The study, appearing online the week of February 5, 2007 in the Proceedings of the National Academy of Sciences (PNAS), details how an enzyme, called either APOBEC3G or hA3G, is prevented from being packaged into virus particles and thus can not perform its normal function of inhibition of viral replication. When a virus infects a cell, it replicates its genetic material and packages it into new virus particles. Preventing the packaging of hA3G may contribute to the persistence, dissemination, and the potentially lethal nature of the virus.
The researchers, led by David Derse, Ph.D., in the HIV Drug Resistance Program at NCI's Center for Cancer Research in Frederick, Md., found that by mutating certain amino acids in the virus capsid, or core protein, increased levels of hA3G were incorporated into virus particles.
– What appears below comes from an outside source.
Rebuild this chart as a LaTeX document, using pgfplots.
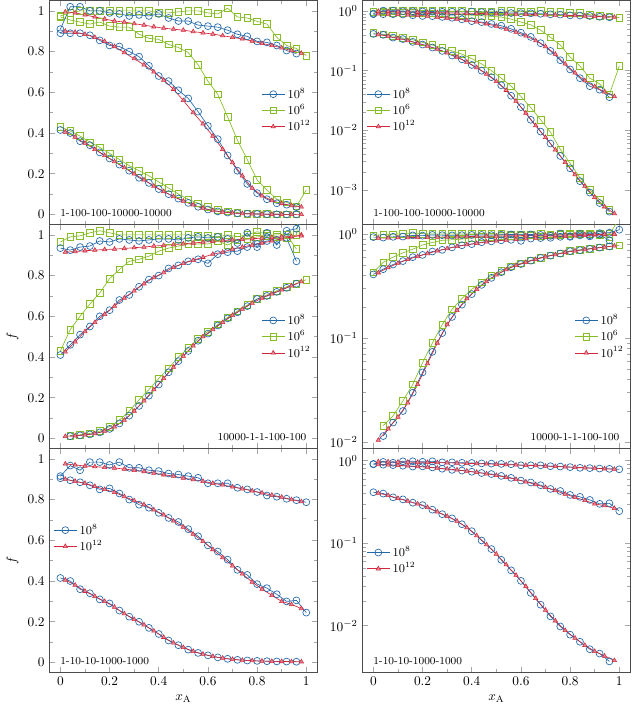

This, in turn, strengthened the ability of hA3G to inactivate the virus. Non-mutated virus particles maintained their resistance to hA3G.
"This finding should aid researchers in their basic understanding of the mechanisms of circumventing viral longevity, and possibly assist in preventing some types of cancer," said NCI Director John E. Niederhuber, M.D.
A number of human and nonhuman viruses that cause cancer or AIDS are susceptible to hA3G-mediated destruction. However, some viruses appear to have adapted ways to avoid this intrinsic cellular defense mechanism. Both HTLV-1 and the AIDS virus, HIV-1, are known to infect T lymphocyte white blood cells; these cells develop in the thymus and orchestrate the immune system's response to infected or malignant cells. But each virus has developed a different method for thwarting the antiviral effects of hA3G. In HTLV-1, if hA3G becomes incorporated into viral particles, this can start a process that will degrade and deactivate the virus itself.
"Our ultimate goal is to try to find a way to block the virus from being active in the body," said Derse, "but, before we can do that, we must have a better understanding of how the virus evades the natural defenses in the cell that should be fighting off infection."
An active infection with HTLV-1 usually occurs decades after the initial infection. As a result, most therapies focus on the cancer rather than the virus. By enhancing the cell's intrinsic defense mechanisms or by interfering with viral resistance to those defenses early in infection, it may be possible to decrease the incidence of HTLV-1-associated leukemia. Similar strategies for combating HIV-1 are also being studied.
One outstanding question in the field continues to be about how hA3G gets packaged into the virus particle. Derse says "the next step will be to look at other viruses in relation to HTLV-1 and examine the mechanisms for evading the body's natural defenses."